I’ll update this list when we arrive, because most likely I over-packed and missed some things that I’ll be wishing I spent the precious space on, but this is what I’m taking: Jess’ Peace Corps Ukraine Packing List (PDF)

In addition to the items like those on that list, Chris also has a good kitchen knife, a honing rod, and a measuring cup with metric and standard markings.

TEFL Peace Corps Packing List

Barring the 2 coats, 2 pairs of boots, and blanket, all of that went into one 28-inch rolling suitcase. But, I’m a TEFL volunteer and a teacher by trade, so I really wanted to bring teaching supplies and have been on the lookout for months for good tools. This is what I brought, and it, plus the 2 coats, 2 pairs of boots, and a fleece blanket, fit in a 23-inch rolling suitcase:

TEFL Teaching Tools for PC Ukraine

teaching supplies for TEFL

1 binder with dividers (for pre-service training)
Realia (menus for teaching food and ordering etiquette and 1 gallon Zip-Loc bag full of laminated scenes from American magazines)
1 flat clipboard
Expo Markers (and 15 laminated white sheets of paper)
15 EIU pens to give as prizes
50 States early reader book
Motivational Stickers
150 “Hello My Name is …” stickers (for English clubs)
4 inflatable dice
10 regular dice
1 deck of alphabet flashcards with animals
1 deck of English shapes and colors cards
1 USA Map
1 inflatable globe
Binder & paper clips
1 stapler & staples & staple remover
1 small calendar from Obvious State
1 Hate Has No Home Here sticker
Hole Punch
White Out
3 packs of index cards and a case for them (for pre-service training, not teaching)

The Dollar Store and the “dollar” section at Target were incredible for acquiring stuff on the cheap. But, most of this teaching stuff I expect to mostly stay packed away until we get to the placement site and I’m at the school in which I’ll be working.

And some of the things on this list definitely seem frivolous (small calendar, blanket, two paperbacks) but one of the things I kept reading on other PCV blogs was that almost no one regretted bringing some things that made them smile or made a host-family’s room seem more like a home.


What Do You Do Before Leaving for Two Years?

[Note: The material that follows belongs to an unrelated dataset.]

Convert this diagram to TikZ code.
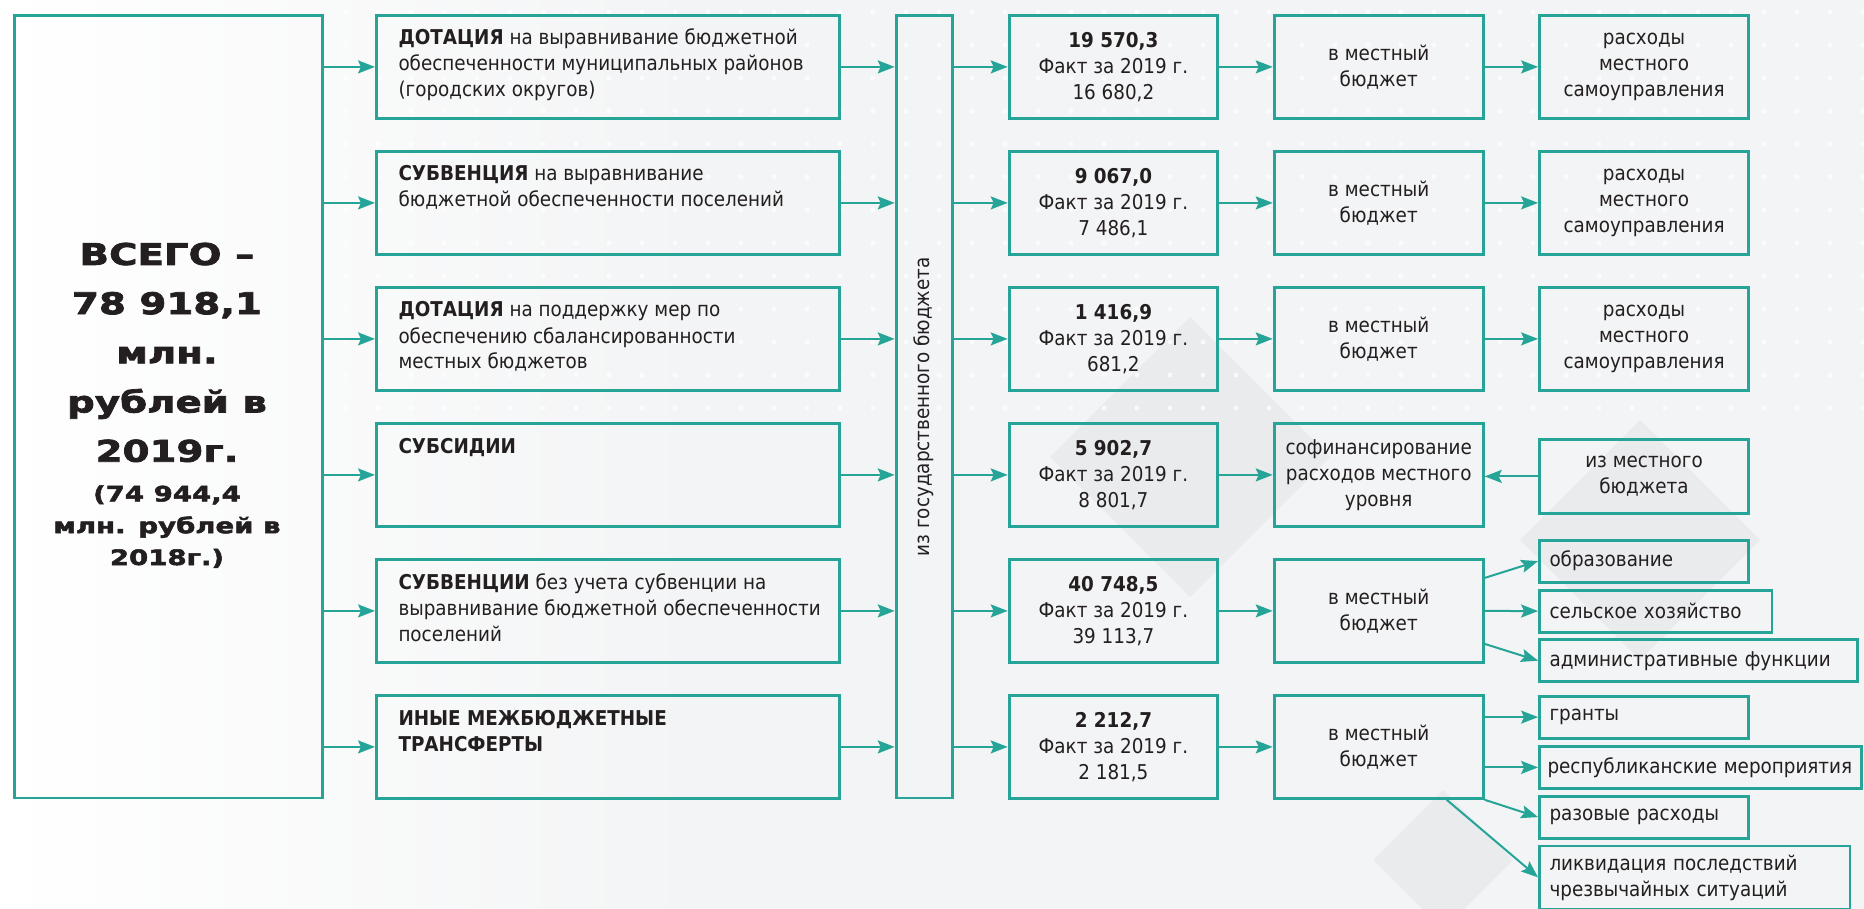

Step 1: Spend lots of time contemplating life in Ukraine and the massive undertaking that this all feels like.

Step 2: Quit your jobs.

Step 3: Get rid of most of your stuff. Pack everything else into totes and a couple suitcases.

Step 4: Spend time with family and friends.

(You don’t even really have to save any money for stuff like this!)

We did all of that and went through a whirl-wind packing/moving weekend. On Thursday, July 18 we spent the day packing our suitcases for service (more on that later). On Friday we packed the entire apartment with help from our wonderful sister-in-law. The next day Chris’ brother helped load/unload 14 totes, a desk, and a bed into a U-Haul to store at their parents’ (thanks!) and then we loaded it again with stuff to donate to a local charity.

Monday the 23rd – Thursday the 26th we got to spend time in St. Louis with Jason, Vanessa, their kids, and Kathryn (Chris’ brother and his family, and Chris’ mom). It was such a blast to get that time with them, exploring St. Louis.

Print 2

We’re spending time at Chris’ parents’ home until August 4th, then flying to Raleigh. We’ll spend a week with Jess’ family then Chris will fly to D.C. for staging on the 11th, and Jess will spend another week with them until flying to D.C. for staging as well.

As we do all of this, it is a whirlwind. Sometimes it’s difficult to be present where we are with the impending travel and adventure ahead of us, but it is nice to have a break from the researching, planning, packing, and then repacking. It is good practice for the next couple years, though!